MR MURDOCH: Your Honour, it would be, in my submission, permissible for the remitter to be subject to conditions.
HIS HONOUR: Has there been an order of that kind made?
MR HOWELLS: Yes, your Honour. There is – I can help – in relation, I think, there is an AMIU matter, a decision of Justice Kirby, and there is one other, I think, that concerned the CPSU where a condition of a requirement that a document be filed or amended in a particular way take place as part of the process. I can indicate, your Honour, we would be, of course, entirely happy to undertake that we will, within 14 days or such other time as your Honour directs, file any amended draft order nisi that we seek to rely on.
HIS HONOUR: I prefer not to make an order that will bind the Federal Court, but your undertaking has been recorded and I will make it clear that I will order the remitter on the basis of the undertaking which has been given. It may be of some slight assistance to you, Mr Murdoch.
MR MURDOCH: Thank you, your Honour.
HIS HONOUR: Is there anything further then? I should reserve the costs, I suppose, or should I reserve the costs or order that the costs be at the discretion of the Federal Court?

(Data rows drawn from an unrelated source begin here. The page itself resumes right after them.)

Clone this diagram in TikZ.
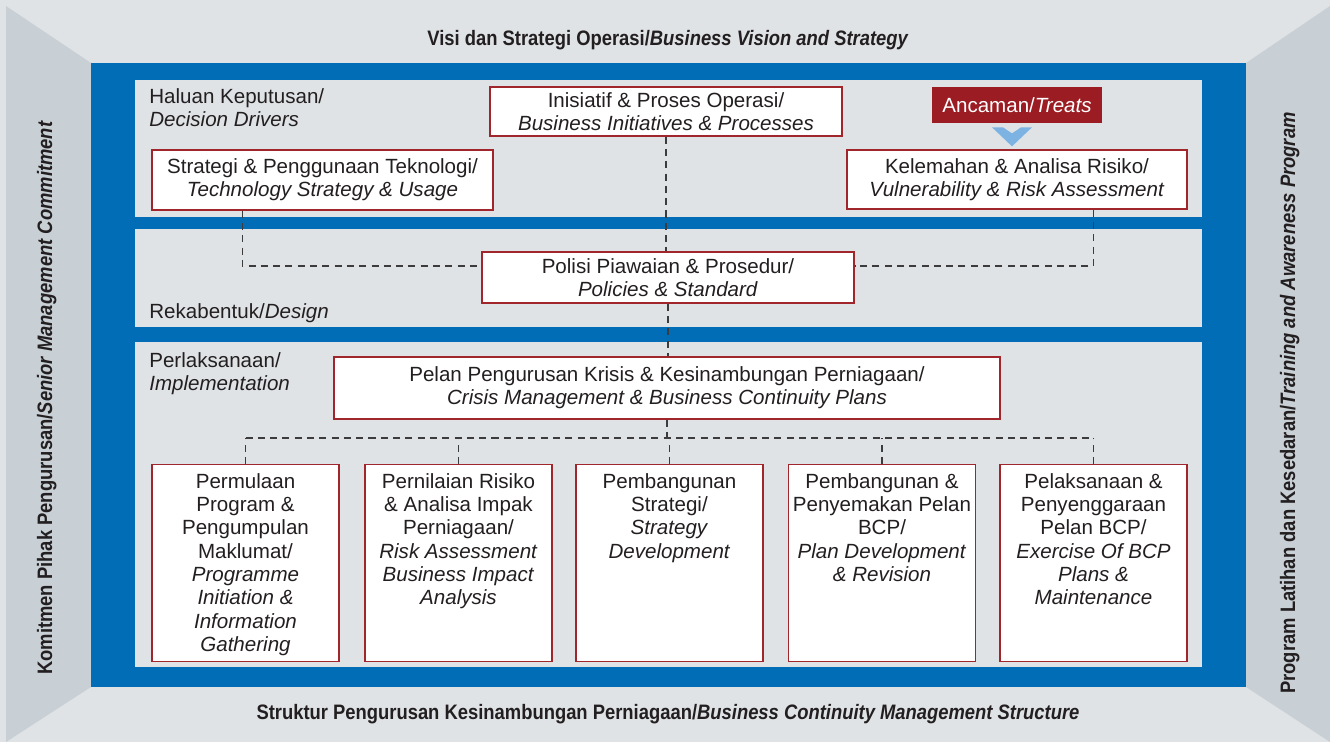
\documentclass[tikz,border=0pt]{standalone}
\usepackage{fontspec}
\setmainfont{Liberation Sans}
\newfontfamily\headfont[FakeStretch=0.88]{Liberation Sans}
\usetikzlibrary{positioning, arrows.meta, calc}
\usepackage{xcolor}
\definecolor{bcmbg}{HTML}{DFE3E6}
\definecolor{bcmside}{HTML}{C8D0D6}
\definecolor{bcmblue}{HTML}{006DB6}
\definecolor{bcmred}{HTML}{A0262C}
\definecolor{bcmthreat}{HTML}{9B1C23}
\definecolor{bcmarrow}{HTML}{7DB3E3}
\definecolor{bcmtext}{HTML}{231F20}
\definecolor{bcmline}{HTML}{3C3C3C}

\begin{document}
\begin{tikzpicture}[x=0.02cm, y=-0.02cm, font=\fontsize{11.7}{13.3}\selectfont, text=bcmtext,
    box/.style={draw=bcmred, fill=white, line width=0.8pt, align=center, inner sep=3pt},
    stage/.style={box, inner xsep=1pt, inner ysep=4pt, anchor=north, minimum width=3.74cm, minimum height=3.94cm},
    tag/.style={align=left, inner sep=0pt},
    head/.style={font=\headfont\fontsize{11.9}{13}\selectfont\bfseries, inner sep=0pt, anchor=base},
    link/.style={bcmline, line width=0.9pt, dash pattern=on 4pt off 3pt}]
    \useasboundingbox (0,0) rectangle (1330,742);
    % frame and panels
    \fill[bcmbg] (0,0) rectangle (1330,742);
    \fill[bcmside] (6,6) -- (91,63) -- (91,687) -- (6,742) -- cycle;
    \fill[bcmside] (1330,6) -- (1246,63) -- (1246,687) -- (1330,742) -- cycle;
    \fill[bcmblue] (91,63) rectangle (1246,687);
    \fill[bcmbg] (135,80) rectangle (1202,217);
    \fill[bcmbg] (135,229) rectangle (1202,327);
    \fill[bcmbg] (135,342) rectangle (1202,667);

    \node[head] (vision) at (668,46) {Visi dan Strategi Operasi/\textit{Business Vision and Strategy}};
    \node[head] (structure) at (668,720) {Struktur Pengurusan Kesinambungan Perniagaan/\textit{Business Continuity Management Structure}};
    \node[head, rotate=90] (commit) at (52,398) {Komitmen Pihak Pengurusan/\textit{Senior Management Commitment}};
    \node[head, rotate=90] (training) at (1295,403) {Program Latihan dan Kesedaran/\textit{Training and Awareness Program}};

    \node[tag, anchor=north west] (decision) at (149,88) {Haluan Keputusan/\\\textit{Decision Drivers}};
    \node[tag, anchor=base west] (design) at (149,319) {Rekabentuk/\textit{Design}};
    \node[tag, anchor=north west] (implement) at (149,352) {Perlaksanaan/\\\textit{Implementation}};

    \node[box, minimum width=7.04cm, minimum height=0.98cm] (initiative) at (666,111.5)
      {Inisiatif \& Proses Operasi/\\\textit{Business Initiatives \& Processes}};
    \node[box, minimum width=6.82cm, minimum height=1.2cm] (tech) at (322.5,180)
      {Strategi \& Penggunaan Teknologi/\\\textit{Technology Strategy \& Usage}};
    \node[box, minimum width=6.8cm, minimum height=1.18cm] (vulner) at (1017,179.5)
      {Kelemahan \& Analisa Risiko/\\\textit{Vulnerability \& Risk Assessment}};
    \node[fill=bcmthreat, text=white, minimum width=3.4cm, minimum height=0.72cm, inner sep=2pt] (threat) at (1017,105)
      {Ancaman/\textit{Treats}};
    \node[box, minimum width=7.44cm, minimum height=1.02cm] (policy) at (668,277.5)
      {Polisi Piawaian \& Prosedur/\\\textit{Policies \& Standard}};
    \node[box, minimum width=13.32cm, minimum height=1.24cm] (crisis) at (667,388)
      {Pelan Pengurusan Krisis \& Kesinambungan Perniagaan/\\\textit{Crisis Management \& Business Continuity Plans}};

    \node[stage] (s1) at (245.5,464) {\parbox[t][3.6cm][t]{3.64cm}{\centering
      Permulaan\\ Program \&\\ Pengumpulan\\ Maklumat/\\ \textit{Programme}\\ \textit{Initiation \&}\\ \textit{Information}\\ \textit{Gathering}}};
    \node[stage] (s2) at (458.5,464) {\parbox[t][3.6cm][t]{3.64cm}{\centering
      Pernilaian Risiko\\ \& Analisa Impak\\ Perniagaan/\\ \textit{Risk Assessment}\\ \textit{Business Impact}\\ \textit{Analysis}}};
    \node[stage] (s3) at (669.5,464) {\parbox[t][3.6cm][t]{3.64cm}{\centering
      Pembangunan\\ Strategi/\\ \textit{Strategy}\\ \textit{Development}}};
    \node[stage] (s4) at (882,464) {\parbox[t][3.6cm][t]{3.64cm}{\centering
      Pembangunan \&\\ Penyemakan Pelan\\ BCP/\\ \textit{Plan Development}\\ \textit{\& Revision}}};
    \node[stage] (s5) at (1093.5,464) {\parbox[t][3.6cm][t]{3.64cm}{\centering
      Pelaksanaan \&\\ Penyenggaraan\\ Pelan BCP/\\ \textit{Exercise Of BCP}\\ \textit{Plans \&}\\ \textit{Maintenance}}};

    \fill[bcmarrow] ($(threat.south)+(-25,4)$) -- ++(11,0) -- ++(9,6) -- ++(9,-6) -- ++(11,0) -- ++(-20,19) -- cycle;

    % dashed links
    \draw[link] (initiative.south) -- (initiative.south |- policy.north);
    \draw[link] ($(tech.south west)+(91,0)$) |- ($(policy.west)+(0,-11.5)$);
    \draw[link] ($(vulner.south east)+(-94,0)$) |- ($(policy.east)+(0,-11.5)$);
    \draw[link] (policy.south) -- (policy.south |- crisis.north);
    \coordinate (bus) at ($(crisis.south)+(0,18.5)$);
    \draw[link] (crisis.south) -- (bus);
    \draw[link] (s1.north |- bus) -- (s5.north |- bus);
    \foreach \i in {1,...,5}
      \draw[link] (s\i.north) -- (s\i.north |- bus);
\end{tikzpicture}
\end{document}
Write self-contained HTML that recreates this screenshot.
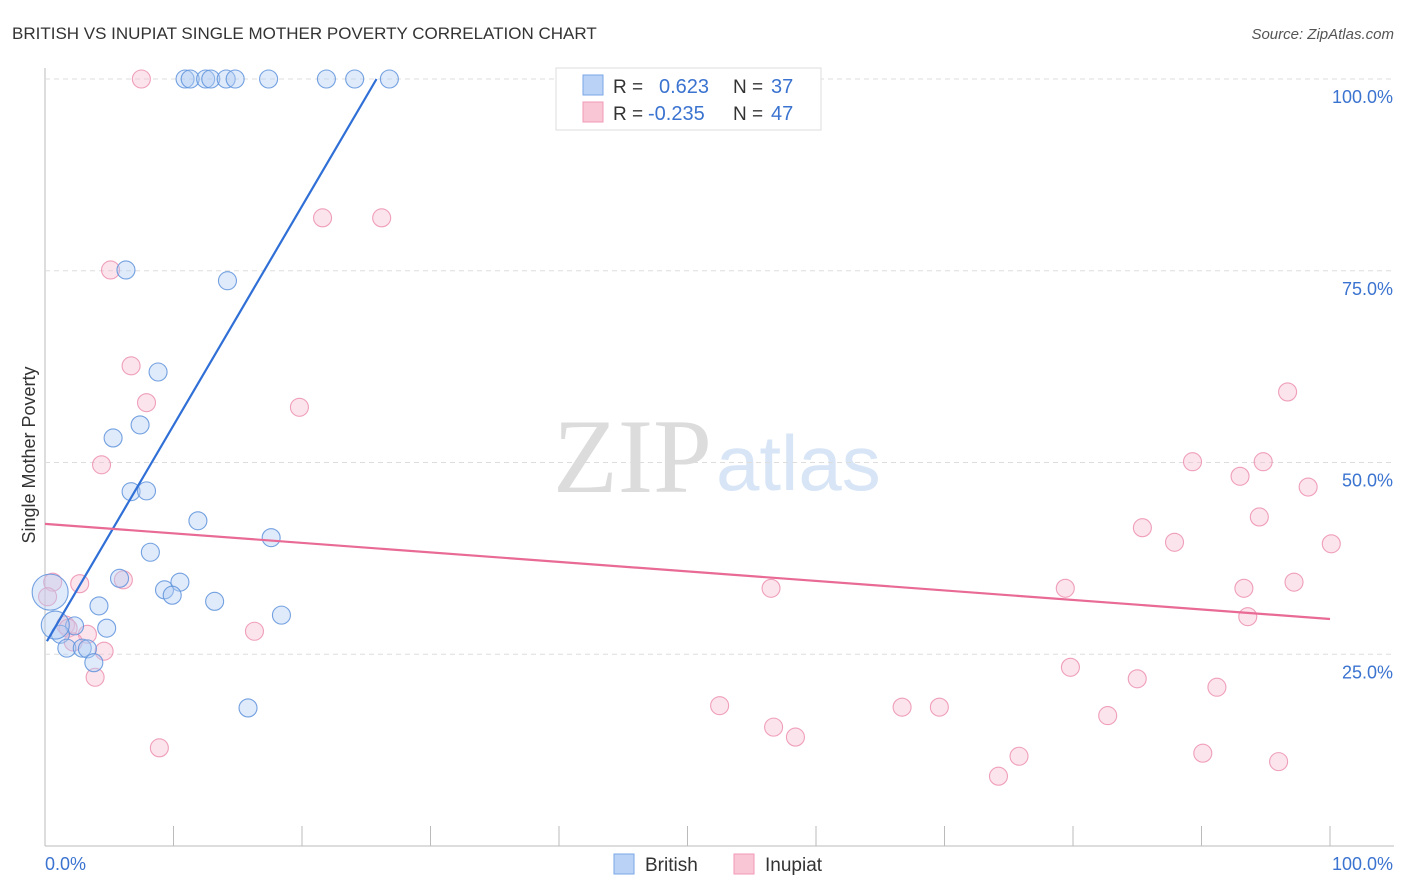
<!DOCTYPE html>
<html><head><meta charset="utf-8"><style>
body{margin:0;background:#fff;font-family:"Liberation Sans",sans-serif;}
svg{display:block}
</style></head><body>
<svg id="c" width="1406" height="892">
<text x="12" y="39" font-size="17" fill="#333">BRITISH VS INUPIAT SINGLE MOTHER POVERTY CORRELATION CHART</text>
<text x="1394" y="39" font-size="15" fill="#555" font-style="italic" text-anchor="end">Source: ZipAtlas.com</text>
<text x="35" y="455" font-size="18" fill="#333" text-anchor="middle" transform="rotate(-90 35 455)">Single Mother Poverty</text>
<text x="553" y="492" font-size="106" fill="#dcdcdc" font-family="Liberation Serif,serif">ZIP</text>
<text x="716" y="490" font-size="78" fill="#d8e5f6">atlas</text>
<g id="grid"></g><g id="pts"></g><g id="lines"></g>
<g>
<rect x="556" y="68" width="265" height="62" fill="#fff" stroke="#ddd"/>
<rect x="583" y="75" width="20" height="20" fill="#b9d2f5" stroke="#7aa6e6"/>
<rect x="583" y="102" width="20" height="20" fill="#f9c6d6" stroke="#f19ab6"/>
<text x="613" y="93" font-size="19" fill="#333">R =</text><text x="659" y="93" font-size="20" fill="#3b73d0">0.623</text>
<text x="733" y="93" font-size="19" fill="#333">N =</text><text x="771" y="93" font-size="20" fill="#3b73d0">37</text>
<text x="613" y="120" font-size="19" fill="#333">R =</text><text x="648" y="120" font-size="20" fill="#3b73d0">-0.235</text>
<text x="733" y="120" font-size="19" fill="#333">N =</text><text x="771" y="120" font-size="20" fill="#3b73d0">47</text>
</g>
<g>
<rect x="614" y="854" width="20" height="20" fill="#b9d2f5" stroke="#7aa6e6"/><text x="645" y="871" font-size="19" fill="#333">British</text>
<rect x="734" y="854" width="20" height="20" fill="#f9c6d6" stroke="#f19ab6"/><text x="765" y="871" font-size="19" fill="#333">Inupiat</text>
</g>
<text x="45" y="870" font-size="18" fill="#3b73d0">0.0%</text>
<text x="1393" y="870" font-size="18" fill="#3b73d0" text-anchor="end">100.0%</text>
</svg>
<script>
const yTicks=[25,50,75,100];
const britishX=[10.9,11.3,12.5,12.9,14.1,14.8,17.4,21.9,24.1,26.8,6.3,14.2,8.8,7.4,5.3,6.7,7.9,11.9,8.2,17.6,5.8,9.3,10.5,9.9,13.2,4.2,18.4,4.8,2.3,1.2,1.7,2.9,3.3,3.8,15.8,0.4,0.8];
const britishY=[100,100,100,100,100,100,100,100,100,100,75.1,73.7,61.8,54.9,53.2,46.2,46.3,42.4,38.3,40.2,34.9,33.4,34.4,32.7,31.9,31.3,30.1,28.4,28.7,27.6,25.8,25.8,25.7,23.9,18.0,33.1,28.8];
const inupiatX=[7.5,21.6,26.2,5.1,6.7,7.9,19.8,4.4,0.6,2.7,6.1,0.2,1.6,1.8,3.3,2.2,4.6,3.9,16.3,8.9,56.5,52.5,56.7,58.4,66.7,69.6,74.2,75.8,79.4,79.8,82.7,85.0,85.4,87.9,89.3,90.1,91.2,93.0,93.3,93.6,94.5,94.8,96.0,96.7,97.2,98.3,100.1];
const inupiatY=[100,81.9,81.9,75.1,62.6,57.8,57.2,49.7,34.4,34.2,34.7,32.5,28.8,28.4,27.6,26.6,25.4,22.0,28.0,12.8,33.6,18.3,15.5,14.2,18.1,18.1,9.1,11.7,33.6,23.3,17.0,21.8,41.5,39.6,50.1,12.1,20.7,48.2,33.6,29.9,42.9,50.1,11.0,59.2,34.4,46.8,39.4];
const britishTrend=[[0.15,26.7],[25.8,100]];
const inupiatTrend=[[0,42.0],[100,29.6]];
const NS="http://www.w3.org/2000/svg";
const sx=v=>45+v*12.85, sy=v=>846-v*7.67;
function mk(t,a,p){const e=document.createElementNS(NS,t);for(const k in a)e.setAttribute(k,a[k]);document.getElementById(p).appendChild(e);return e;}
mk('line',{x1:45,x2:45,y1:68,y2:846,stroke:'#bbb'},'grid');
mk('line',{x1:45,x2:1394,y1:846,y2:846,stroke:'#bbb'},'grid');
for(let i=0;i<=10;i++){const l=mk('line',{x1:sx(i*10),x2:sx(i*10),y1:826,y2:846,stroke:'#bbb'},'grid');

}
yTicks.forEach(t=>{const l=mk('line',{x1:45,x2:1394,y1:sy(t),y2:sy(t),stroke:'#ddd','stroke-dasharray':'5,4'},'grid');


const tx=mk('text',{x:1393,y:sy(t)+24,'font-size':18,fill:'#3b73d0','text-anchor':'end'},'grid');tx.textContent=t.toFixed(1)+'%';

});
function pts(X,Y,f,s,name){X.forEach((x,i)=>{let r=9;if(name==='british-point'&&i===35)r=18;if(name==='british-point'&&i===36)r=14;
const c=mk('circle',{cx:sx(x),cy:sy(Y[i]),r:r,fill:f,'fill-opacity':0.42,stroke:s,'stroke-width':1.1,'stroke-opacity':0.85},'pts');

});}
pts(inupiatX,inupiatY,'#f7bfd2','#ec8fb0','inupiat-point');
pts(britishX,britishY,'#b3cdf2','#5d92dc','british-point');
const b=mk('line',{x1:sx(britishTrend[0][0]),y1:sy(britishTrend[0][1]),x2:sx(britishTrend[1][0]),y2:sy(britishTrend[1][1]),stroke:'#2f6fd6','stroke-width':2.2},'lines');


const p=mk('line',{x1:sx(inupiatTrend[0][0]),y1:sy(inupiatTrend[0][1]),x2:sx(inupiatTrend[1][0]),y2:sy(inupiatTrend[1][1]),stroke:'#e86a95','stroke-width':2.2},'lines');


</script>
</body></html>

MR HOWELLS: Well, your Honour, because of the decisions that have been made in this Court, including in Kestrel and Polites, the question where prohibition is raised, of course, the indication is that costs may flow. If, of course, the proceeding ultimately came from the Federal Court back to this Court, then it may be that a question about this application would arise and it would be best for them to be reserved, although the practice in the Federal Court seems to be, even on remitter, not to order costs in a matter under the Workplace Relations Act or so described. We would be content that the costs be reserved, your Honour, and it would seem to be the appropriate thing for your Honour to do that.
HIS HONOUR: What do you say about costs, Mr Murdoch?
MR MURDOCH: For our part, your Honour, being an industrial matter, we would be happy for it to be recorded that there be no order as to costs.
MR HOWELLS: We would be content either way.
HIS HONOUR: There will be no order as to costs. Thank you.